Unlike a dye, a pigment does not exist in the form of molecules in a medium, but exists as crystal particles in the medium. When the pigment is employed as a colorant in various products, these products are more resistant to degradation and discoloration under light and UV light, in other words, show better light resistance than those making use of the dye as a colorant. Making good use of this property, pigments have found utility as colorants suited for an extremely wide variety of applications such as indoor and outdoor paints, inks, coating formulations, textile printing agents, stationery, color filters, toners, inkjet inks, moldings and otherwise formed products, films, fiber coloring, and so on.
Nonetheless, even such pigments include those inferior in light resistance as will be mentioned below. Pigments include inorganic pigments formed of inorganic compounds and organic pigments formed of organic pigments. In general, inorganic pigments tend to have better light resistance compared with organic pigments, but even such inorganic pigments include those inferior in light resistance. Taking titanium oxide as a pigment, for example, the anatase type and rutile type are known depending on a difference in crystal form. The anatase type is generally inferior in light resistance. Even when organic pigments have crystallized and exist as particles, deterioration unavoidably occurs under UV light as they are organic compounds. As described above, the organic pigments, therefore, tend to be inferior in light resistance compared with inorganic pigments. Among organic pigments, azo pigments are low in light resistance because the azo groups in their structures are prone to degradation under UV light. Even among copper phthalocyanine pigments having high light resistance, ε-copper phthalocyanines are known to be lower in light resistance than those of other crystalline forms.
Even when a pigment exists as crystals, that is, as particles, it may have inferior light resistance depending on its particle size. For example, the light resistance of a pigment tends to become inferior as it is microparticulated. Upon application of a pigment to an inkjet ink, for example, further ultrafine grinding is required from the specialty of the recording method that the ink is ejected from a narrow nozzle. Especially with a yellow azo pigment, its microparticulation results in inferior light resistance or leads to a reduction in the available color range. It is, therefore, the current circumstance that the particle size of a pigment to be used is determined with a compromise. In the case of a pigment for a color filter, on the other hand, it is essential to microparticulate the pigment to increase its contrast and transparency. Here again, there is the problem that its light resistance is lowered because its particle size is made smaller. With a view to overcoming this problem, a measure has been taken such that a protective layer such as an UV-absorbing film is introduced to protect an ultrafinely ground pigment from UV light as much as possible. As described above, however, the light resistance of a pigment depends on its molecular structure, crystalline structure and particle size, and therefore, is determined by its physical properties. Therefore, a limitation may be imposed on the use of the pigment from the standpoint of light resistance. Depending on the application, a desired pigment may not be used.

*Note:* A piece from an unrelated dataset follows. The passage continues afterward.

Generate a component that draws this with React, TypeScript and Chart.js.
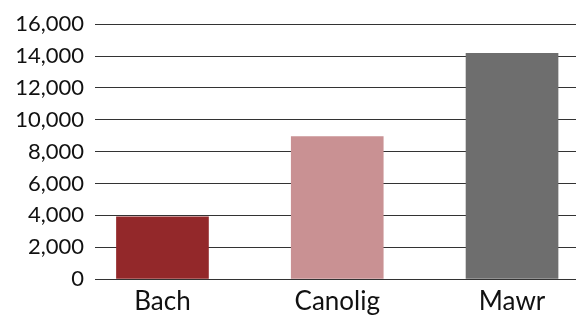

For providing a pigment with improved light resistance, it is a current practice to change the structure of the pigment or to increase the molecular weight of the pigment, or in the case of an azo pigment, to form a diazo or higher azo pigment having two or more azo groups so that the molecular weight is increased. It has also been proposed to control the particle size or crystalline form of the pigment, or especially to provide the pigment with high crystallizability (see, for example, Patent Document 1).
It has also been proposed to add a light resistance improving additive such as an ultraviolet absorber or light stabilizer when a pigment is added as a colorant upon manufacture of a product (see, for example, Patent Document 2). In addition, it has also been proposed to reduce discoloration of a pigment in a product, in which the pigment has been added, by forming the product into a multilayer structure or overcoated structure with a film, coating formulation or the like in which an ultraviolet absorber has been added, or by applying an UV-absorbing film or coating to a light source to prevent the emission of UV light or to cut out UV light (see, for example, Patent Document 3).